Crédits: mlrCette semaine, Martine LEROY-RAMBAUD vous propose d’écrire à partir du livre de Jeanne Benameur « Otages intimes » (Actes Sud, 2015). Envoyez-nous vos textes (1500 signes maxi) jusqu’au 22 novembre à atelierouvert@inventoire.com.

Extrait

« Étienne veille.

Où est la femme qui voulait sauver la vie cette nuit ?

Il ne saura jamais si elle et les enfants sont morts ou vivants. Il n’a pas pris de photographie mais il les a vus. Voir, c’était son métier. Le regard à l’affût et le monde qui s’inscrit sur la rétine. L’appareil est là, dans sa sacoche, sur le bureau. Il n’y a pas touché depuis son retour. Il passe les doigts sur la vieille sacoche, ne l’ouvre pas. Cette nuit finalement il pense que l’appareil photo l’a toujours soulagé de la vue. Ce qui était cadré n’était pas vu par son regard nu d’être humain, ne serait plus jamais rappelé à la mémoire de la même façon.

Cette femme et les enfants, eux, y ont échappé. Ils sont restés dans son regard. Cette nuit, son regard peut pénétrer la mémoire.

Il se souvient.

La petite fille avait des sandalettes européennes blanches. Le blanc propre dans la poussière ocre. Le jeune garçon portait des nu-pieds en cuir comme on en voyait partout aux pieds des hommes.
C’est par les jambes qu’il attrape le souvenir. Les jambes qui servent à fuir. Quand on peut.

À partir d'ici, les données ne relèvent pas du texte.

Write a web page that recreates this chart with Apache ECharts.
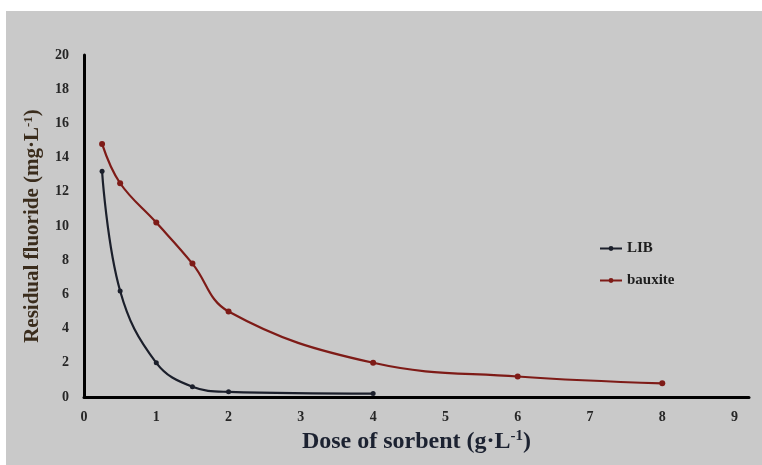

Remonter doucement le regard sur les jambes des enfants.

Une tache brune sur le genou du garçon. Tache de naissance ou reste d’une chute. Les petites cicatrices qu’on se fait pour la vie, en tombant d’un arbre ou en dérapant à vélo.

Les deux petits et la raideur de leurs genoux. C’est ça qui revient. Ils n’avaient pas le pas vif, léger, des enfants. Empesés, graves. Jambes raides.

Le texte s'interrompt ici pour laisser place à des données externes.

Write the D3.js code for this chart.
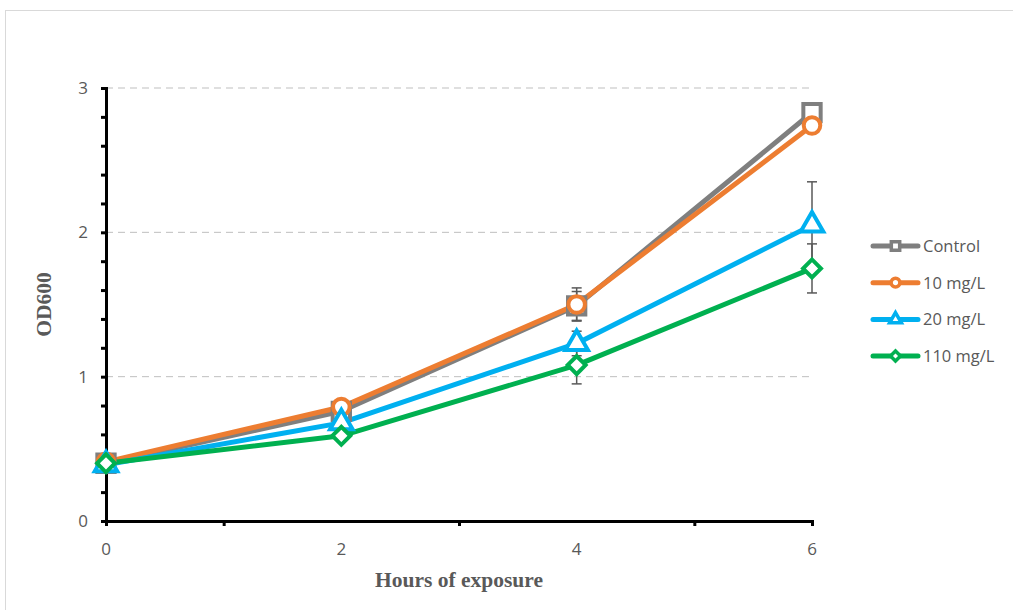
<!DOCTYPE html>
<html>
<head>
<meta charset="utf-8">
<script src="https://cdn.jsdelivr.net/npm/d3@7"></script>
<style>
  body { margin: 0; background: #fff; }
  svg { display: block; }
</style>
</head>
<body>
<div id="chart"></div>
<script>
// hours and OD600 readings
const hours = [0, 2, 4, 6];
const seriesNames = ['Control', '10 mg/L', '20 mg/L', '110 mg/L'];
const controlOD = [0.40, 0.76, 1.49, 2.83];
const od10 = [0.41, 0.79, 1.50, 2.74];
const od20 = [0.39, 0.68, 1.23, 2.05];
const od110 = [0.40, 0.59, 1.08, 1.75];
const controlErr = [0.01, 0.02, 0.10, 0.03];
const err10 = [0.01, 0.02, 0.115, 0.03];
const err20 = [0.01, 0.02, 0.085, 0.30];
const err110 = [0.01, 0.02, 0.13, 0.17];
const yTicks = [0, 1, 2, 3];
const xTickLabels = [0, 2, 4, 6];

const colors = ['#7f7f7f', '#ed7d31', '#00b0f0', '#00b050'];
const symbols = [d3.symbolSquare, d3.symbolCircle, d3.symbolTriangle, d3.symbolSquare];
const rotations = [0, 0, 0, 45];

const series = [controlOD, od10, od20, od110].map((vals, i) => ({
  name: seriesNames[i],
  color: colors[i],
  symbol: symbols[i],
  rot: rotations[i],
  err: [controlErr, err10, err20, err110][i],
  points: vals.map((v, j) => ({ x: hours[j], y: v }))
}));

const width = 1013, height = 610;
const margin = { left: 106, top: 88, right: 201, bottom: 89 };

const svg = d3.select('#chart').append('svg')
  .attr('width', width)
  .attr('height', height);

// chart frame
svg.append('rect')
  .attr('x', 5.5).attr('y', 10.5)
  .attr('width', width + 20).attr('height', height + 20)
  .attr('fill', 'none')
  .attr('stroke', '#d9d9d9');

const x = d3.scaleLinear().domain([0, 6]).range([margin.left, width - margin.right]);
const y = d3.scaleLinear().domain([0, 3]).range([height - margin.bottom, margin.top]);

// gridlines
svg.append('g')
  .selectAll('line')
  .data(yTicks.slice(1))
  .join('line')
  .attr('x1', x(0)).attr('x2', x(6))
  .attr('y1', d => y(d)).attr('y2', d => y(d))
  .attr('stroke', '#bfbfbf')
  .attr('stroke-width', 1)
  .attr('stroke-dasharray', '7,5');

// y axis
const yAxis = svg.append('g')
  .attr('transform', `translate(${x(0)},0)`)
  .call(d3.axisLeft(y).ticks(15).tickSize(5).tickFormat(() => ''));
yAxis.select('.domain').attr('stroke', '#000').attr('stroke-width', 3);
yAxis.selectAll('.tick line').attr('stroke', '#000').attr('stroke-width', 3);

svg.append('g')
  .selectAll('text')
  .data(yTicks)
  .join('text')
  .attr('x', x(0) - 18)
  .attr('y', d => y(d) + 6)
  .attr('text-anchor', 'end')
  .attr('font-family', 'Open Sans, sans-serif')
  .attr('font-size', 17)
  .attr('fill', '#595959')
  .text(d => d);

// x axis
const xAxis = svg.append('g')
  .attr('transform', `translate(0,${y(0)})`)
  .call(d3.axisBottom(x).tickValues([1, 3, 5, 6]).tickSize(5).tickFormat(() => ''));
xAxis.select('.domain').attr('stroke', '#000').attr('stroke-width', 3);
xAxis.selectAll('.tick line').attr('stroke', '#000').attr('stroke-width', 3);

svg.append('g')
  .selectAll('text')
  .data(xTickLabels)
  .join('text')
  .attr('x', d => x(d))
  .attr('y', y(0) + 34)
  .attr('text-anchor', 'middle')
  .attr('font-family', 'Open Sans, sans-serif')
  .attr('font-size', 17)
  .attr('fill', '#595959')
  .text(d => d);

// axis titles
svg.append('text')
  .attr('x', (x(0) + x(6)) / 2)
  .attr('y', 587)
  .attr('text-anchor', 'middle')
  .attr('font-family', 'Liberation Serif, serif')
  .attr('font-weight', 'bold')
  .attr('font-size', 21.5)
  .attr('fill', '#595959')
  .text('Hours of exposure');

svg.append('text')
  .attr('transform', `translate(51,${(y(0) + y(3)) / 2}) rotate(-90)`)
  .attr('text-anchor', 'middle')
  .attr('font-family', 'Liberation Serif, serif')
  .attr('font-weight', 'bold')
  .attr('font-size', 21.5)
  .attr('fill', '#595959')
  .text('OD600');

// lines
const line = d3.line().x(d => x(d.x)).y(d => y(d.y));

svg.append('g')
  .selectAll('path')
  .data(series)
  .join('path')
  .attr('d', d => line(d.points))
  .attr('fill', 'none')
  .attr('stroke', d => d.color)
  .attr('stroke-width', 5)
  .attr('stroke-linejoin', 'round');

// error bars
const errG = svg.append('g');
series.forEach(s => {
  s.points.forEach((p, j) => {
    const e = s.err[j];
    const g = errG.append('g').attr('stroke', '#595959').attr('stroke-width', 1.5);
    g.append('line')
      .attr('x1', x(p.x)).attr('x2', x(p.x))
      .attr('y1', y(p.y - e)).attr('y2', y(p.y + e));
    [p.y - e, p.y + e].forEach(v => {
      g.append('line')
        .attr('x1', x(p.x) - 5).attr('x2', x(p.x) + 5)
        .attr('y1', y(v)).attr('y2', y(v));
    });
  });
});

// markers
const markerSize = [300, 215, 220, 160];
series.forEach((s, i) => {
  svg.append('g')
    .selectAll('path')
    .data(s.points)
    .join('path')
    .attr('transform', d => `translate(${x(d.x)},${y(d.y)}) rotate(${s.rot})`)
    .attr('d', d3.symbol().type(s.symbol).size(markerSize[i]))
    .attr('fill', '#fff')
    .attr('stroke', s.color)
    .attr('stroke-width', 4)
    .attr('stroke-linejoin', 'miter');
});

// legend
const legend = svg.append('g')
  .selectAll('g')
  .data(series)
  .join('g')
  .attr('transform', (d, i) => `translate(873,${246 + i * 36.7})`);

legend.append('line')
  .attr('x1', 0).attr('x2', 45)
  .attr('stroke', d => d.color)
  .attr('stroke-width', 5)
  .attr('stroke-linecap', 'round');

legend.append('path')
  .attr('transform', d => `translate(22.5,0) rotate(${d.rot})`)
  .attr('d', (d, i) => d3.symbol().type(d.symbol).size([70, 60, 60, 50][i])())
  .attr('fill', '#fff')
  .attr('stroke', d => d.color)
  .attr('stroke-width', 3.5);

legend.append('text')
  .attr('x', 50)
  .attr('y', 6)
  .attr('font-family', 'Open Sans, sans-serif')
  .attr('font-size', 16.5)
  .attr('fill', '#595959')
  .text(d => d.name);
</script>
</body>
</html>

Ne pas arrêter la mémoire. Tant que je me souviens ils sont vivants. La petite fille avait les cheveux libres, bouclés, clairs et le garçon aussi avait ces cheveux clairs qui contrastaient avec ceux de leur mère. Qui, le père ? Un Européen ? La couleur de leurs yeux, il ne la sait pas. Est-ce qu’ils l’ont regardé ? »

Suggestion

Dans le nouveau roman de Jeanne Benameur, Otages intimes (Actes-Sud, septembre 2015, Étienne est photographe de guerre. Son regard croise celui d’une femme qui fuit avec ses enfants, un mari invalide au fond d’une voiture.

On est en Syrie ou quelque part par là.

Ce « moment décisif », selon l’expression d’Henri Cartier Bresson, est lourd de conséquences : Etienne est pris en otage. Mis au secret. Coupé du monde.

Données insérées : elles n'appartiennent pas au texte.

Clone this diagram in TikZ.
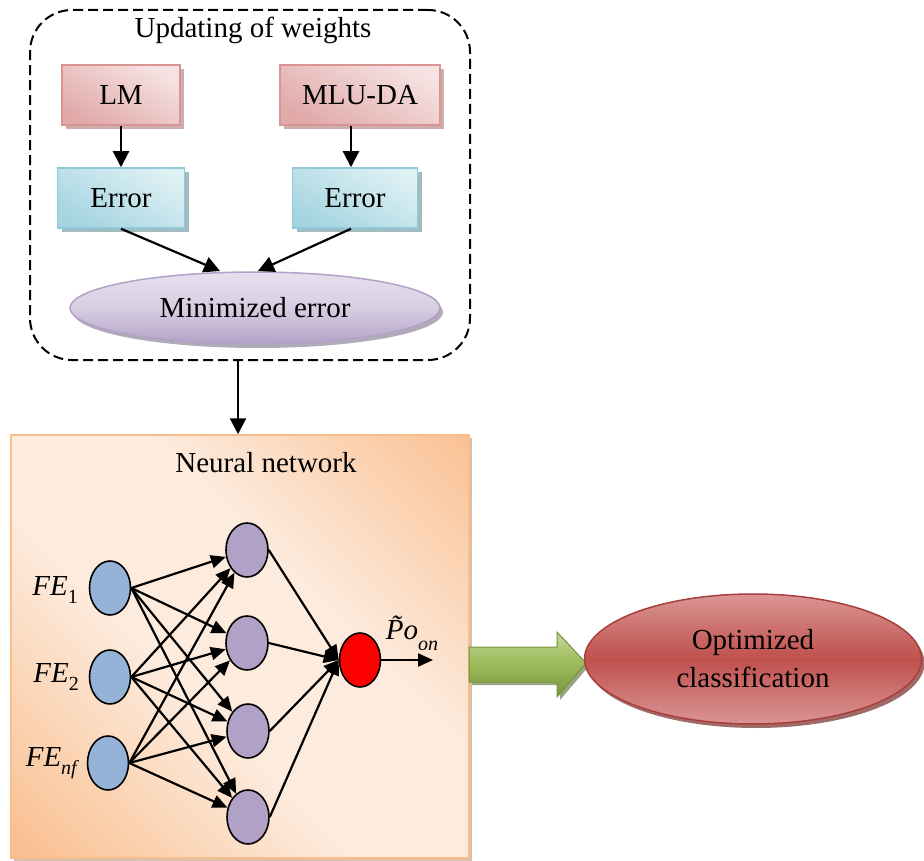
\documentclass[tikz,border=0pt]{standalone}
\usepackage{fontspec}
\setmainfont{Liberation Serif}
\usetikzlibrary{arrows.meta,shadows,shapes.geometric}
\definecolor{pinkD}{HTML}{D99594}
\definecolor{pinkL}{HTML}{F6E2E2}
\definecolor{blueD}{HTML}{8FCAD9}
\definecolor{blueL}{HTML}{DDF0F4}
\definecolor{lavD}{HTML}{B3A2C7}
\definecolor{lavL}{HTML}{E6E0EE}
\definecolor{orD}{HTML}{F9BD8C}
\definecolor{orL}{HTML}{FDEBDD}
\definecolor{inBlue}{HTML}{95B3D7}
\definecolor{hidPur}{HTML}{B2A1C7}
\definecolor{grD}{HTML}{77933C}
\definecolor{grM}{HTML}{9BBB59}
\definecolor{grL}{HTML}{C3D69B}
\definecolor{redM}{HTML}{C0504D}
\definecolor{redL}{HTML}{DA9594}
\definecolor{redB}{HTML}{A83F3C}
\pgfdeclarehorizontalshading{orangeband}{100bp}{color(0bp)=(orD); color(14bp)=(orD); color(42bp)=(orL); color(60bp)=(orL); color(88bp)=(orD); color(100bp)=(orD)}
\begin{document}
\begin{tikzpicture}[x=1pt,y=-1pt,
  font=\fontsize{29}{33}\selectfont,
  pinkbox/.style={draw=pinkD, line width=1.5pt, shading=axis, left color=pinkL, right color=pinkD!80, shading angle=-30, minimum height=60pt, inner sep=0pt,
    drop shadow={shadow xshift=4pt, shadow yshift=-4pt, fill=pinkD!80!black, opacity=0.6}},
  bluebox/.style={draw=blueD, line width=1.5pt, shading=axis, left color=blueL, right color=blueD!80, shading angle=-30, minimum height=60pt, inner sep=0pt,
    drop shadow={shadow xshift=4pt, shadow yshift=-4pt, fill=blueD!70!black, opacity=0.6}},
  arr/.style={line width=2.2pt, -{Triangle[length=16pt,width=16pt]}},
  narr/.style={line width=2.2pt, -{Triangle[length=15pt,width=13pt]}},
  neuron/.style={ellipse, draw=black, line width=1.6pt, minimum width=41pt, minimum height=54pt, inner sep=0pt},
]
\useasboundingbox (0,0) rectangle (924,861);

% dashed container
\node (upd) [draw, dash pattern=on 10pt off 5pt, line width=2pt, rounded corners=42pt,
  minimum width=440pt, minimum height=350pt] at (250,185) {};
\node (updt) at (253,30) {Updating of weights};

\node (lm) [pinkbox, minimum width=118pt] at (121,95) {LM};
\node (mlu) [pinkbox, minimum width=160pt] at (360,95) {MLU-DA};
\node (e1) [bluebox, minimum width=127pt] at (121,198) {Error};
\node (e2) [bluebox, minimum width=125pt] at (355,198) {Error};
\node (me) [ellipse, draw=lavD, line width=1.5pt, top color=lavL, bottom color=lavD, middle color=lavL!70!lavD,
  minimum width=370pt, minimum height=72pt, inner sep=0pt,
  drop shadow={shadow xshift=3pt, shadow yshift=-4pt, fill=lavD!70!black, opacity=0.6}] at (255,308) {Minimized error};

\draw[arr] (lm) -- (e1);
\draw[arr] (mlu.south -| e2.north) ++(-4,0) coordinate (mluS) -- (mluS |- e2.north);
\coordinate (m1) at (220,271);
\coordinate (m2) at (258,271);
\draw[arr] (e1.south) -- (m1);
\draw[arr] ([xshift=-4pt]e2.south) -- (m2);

% neural network box
\node (nn) [draw=orD, line width=1.5pt, shading=orangeband, shading angle=45,
  minimum width=458pt, minimum height=423pt, inner sep=0pt,
  drop shadow={shadow xshift=3pt, shadow yshift=-3pt, fill=orD!70!black, opacity=0.5}] at (240,646.5) {};
\node (nnt) at (266,463) {Neural network};

\draw[arr] (upd.south -| nn.north) ++(-2,0) coordinate (uS) -- (uS |- nn.north);

% neurons
\node (i1) [neuron, fill=inBlue] at (110,588) {};
\node (i2) [neuron, fill=inBlue] at (110,677) {};
\node (i3) [neuron, fill=inBlue] at (108,763) {};
\node (h1) [neuron, fill=hidPur, minimum width=42pt] at (247,550) {};
\node (h2) [neuron, fill=hidPur, minimum width=42pt] at (247,643) {};
\node (h3) [neuron, fill=hidPur, minimum width=42pt] at (248,731) {};
\node (h4) [neuron, fill=hidPur, minimum width=42pt] at (248,817) {};
\node (o) [neuron, fill=red] at (360,660) {};

\node (l1) [anchor=east, inner sep=0pt] at (78,590) {\itshape FE\raisebox{-0.3em}{\fontsize{20}{22}\selectfont\upshape 1}};
\node (l2) [anchor=east, inner sep=0pt] at (79,677) {\itshape FE\raisebox{-0.3em}{\fontsize{20}{22}\selectfont\upshape 2}};
\node (l3) [anchor=east, inner sep=0pt] at (77,763) {\itshape FE\raisebox{-0.3em}{\fontsize{20}{22}\selectfont nf}};

\foreach \i in {i1,i2,i3}{
  \foreach \h in {h1,h2,h3,h4}{
    \draw[narr] (\i.east) -- (\h);
  }
}
\foreach \h in {h1,h2,h3,h4}{
  \draw[narr] (\h.east) -- (o.west);
}
\coordinate (oend) at (433,660);
\draw[narr] (o.east) -- (oend);
\node (pl) [inner sep=0pt] at (412,633) {\itshape \~{P}o\raisebox{-0.35em}{\fontsize{20}{22}\selectfont on}};

% green arrow
\path[draw=grD, line width=1pt, top color=grL, bottom color=grD, middle color=grM,
  drop shadow={shadow xshift=3pt, shadow yshift=-3pt, fill=grD!70!black, opacity=0.6}]
  (469,647) -- (557,647) -- (557,632) -- (586,663) -- (557,697) -- (557,682) -- (469,682) -- cycle;

\node (oc) [ellipse, draw=redB, line width=1.5pt, top color=redL, bottom color=redL, middle color=redM,
  minimum width=337pt, minimum height=130pt, inner sep=0pt, align=center,
  drop shadow={shadow xshift=3pt, shadow yshift=-4pt, fill=redB!70!black, opacity=0.7}] at (753,659) {Optimized\\[5pt]classification};
\end{tikzpicture}
\end{document}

Le livre démarre alors qu’il vient d’être libéré, mais se trouve encore dans ce no man’s land entre l’avion et la France. Dans cette apesanteur d’identité.

Un des premiers objets qui le ramène à la réalité, c’est le Leica que lui a rendu son geôlier.

Vous vous souvenez certainement, vous aussi, de photos qui vous ont marqué : photo souvenir, photo d’un événement, d’un paysage.

Qu’il s’agisse d’une photo personnelle ou d’une photo que vous avez vue, imaginez à présent que vous en êtes le photographe. C’est vous qui vous trouviez derrière l’œilleton. C’est vous qui avez cadré. C’est vous qui avez déclenché. À l’instant décisif.

Racontez, en 1 500 signes au maximum, les circonstances qui ont présidé à la prise de cette photo (que nous ne verrons pas). Dites ce que vous savez du ou des personnages qui y figurent, des conditions de la prise de vue, du dialogue qui s’est éventuellement instauré. Ajoutez ce que vous en avez pensé, avant, pendant, après. Nommez les souvenirs que cela suscite éventuellement.
De quoi cette photo témoigne-t-elle ? Pourquoi avez-vous pris la photo ?

Lecture

Mon métier de journaliste et de photographe m’a rendue particulièrement sensible à cet épisode. À ce que « dit » une photo. À ce qu’elle laisse en héritage. À ce qu’on y accole. À ce que voit le photographe.

J’ai lu le roman de Jeanne Benameur en août dernier et j’ai presque aussitôt imaginé cette proposition d’écriture. C’était donc avant l’image dramatique de cet enfant sur les côtes italiennes. Et en en tirant le fil, je me suis dit que les photos elles aussi posent cette question : de quoi et en quoi sommes-nous l’otage, volontaire ou pas, par nos choix, de ce que nous voyons.

Jeanne Bénameur soulève bien d’autres questions dans son livre : quel est le chemin possible, notamment, pour se reconstruire après pareille épreuve ? L’histoire d’Étienne – et son retour –bouleverse aussi la vie de ses proches. À travers un maillage polyphonique très ciselé et une écriture sans fioritures, Jeanne Benameur interroge finalement ce qui entrave nos existences. Les relations entre les différents protagonistes posent également une question presque tabou : ce qui nous entrave, ne serait-ce pas ce qui nous relie ? De qui sommes-nous à notre tour les geôliers ? On peut aussi se souvenir de l’étymologie de religere, dont certains considèrent qu’il est à l’origine du mot religion.